After centuries of colonial pillage and exploitation EU leaders also had the bare-faced gall to claim that the main cause of low levels of development in Africa was "corruption."

The patronising and racist message was clear - it's your own fault.

Moreover, Brussels also demanded that Africa drop trade barriers, designed to protect beleaguered African economies, in order to allow EU goods to flood their fragile markets. This is formally organised in the Lome convention between the EU and nearly 70 Afro-Caribbean-Pacific states.

Aid has fallen off

However, Egyptian President Hosni Mubarak hit the nail on the head when he said Western aid to Africa had fallen sharply in the last two decades, commodity prices had fallen and the continent's share of world trade had shrunk.
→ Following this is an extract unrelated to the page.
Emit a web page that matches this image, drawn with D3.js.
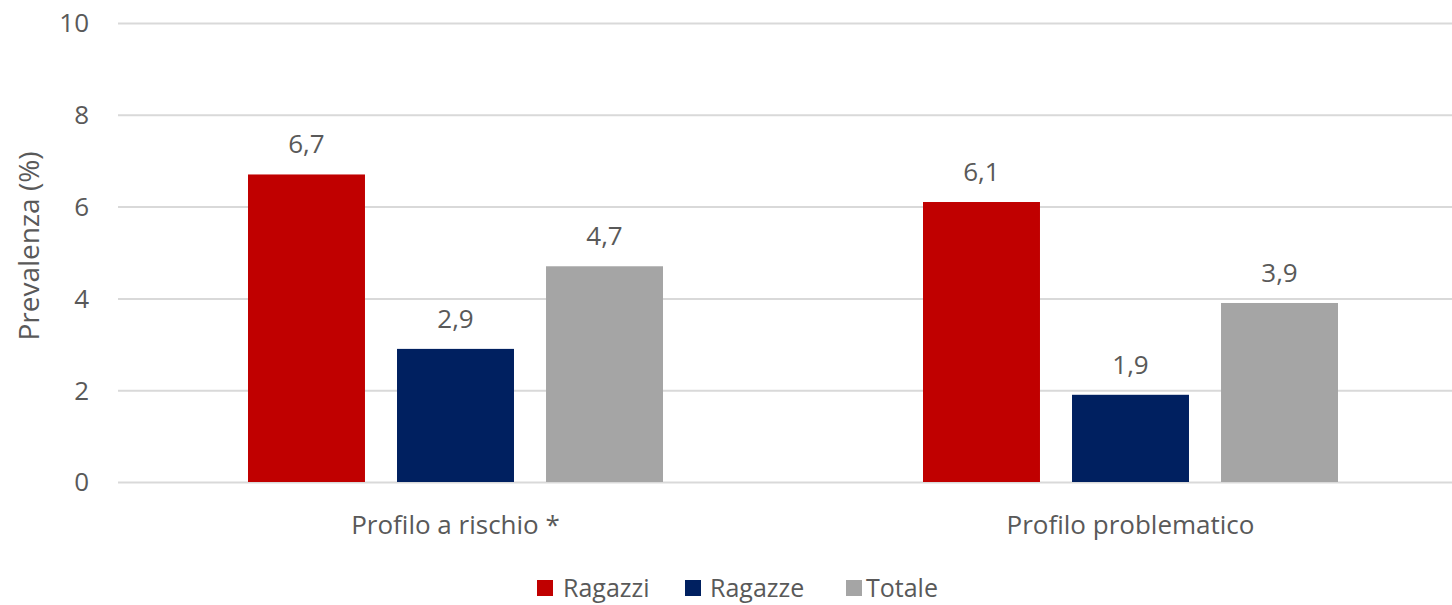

"Under these unfavourable external conditions, the African debt crisis has aggravated into unprecedented dimensions," he said.

The increasingly colonial attitude of countries like Britain to it's former colonies was also revealed at the summit in verbal attacks on Zimbabwe.

Britain cannot lecture

Whatever one thinks of the country's elected President Robert Mugabe, Foreign Office Minister Peter Hain is in no position to lecture Zimbabwe that it is "uncivilised" while the UK daily bombs Iraq and helped flatten Yugoslavia last year.

Brussels drive to create it's own currency and an army to protect it's interests and compete for resources have been the overriding issues democrats have been campaigning against.

However, the democratic movement may also find it fruitful to refocus on the EU's attitude to the third world and the obscenity of food mountain's created by CAP which are larger than ever.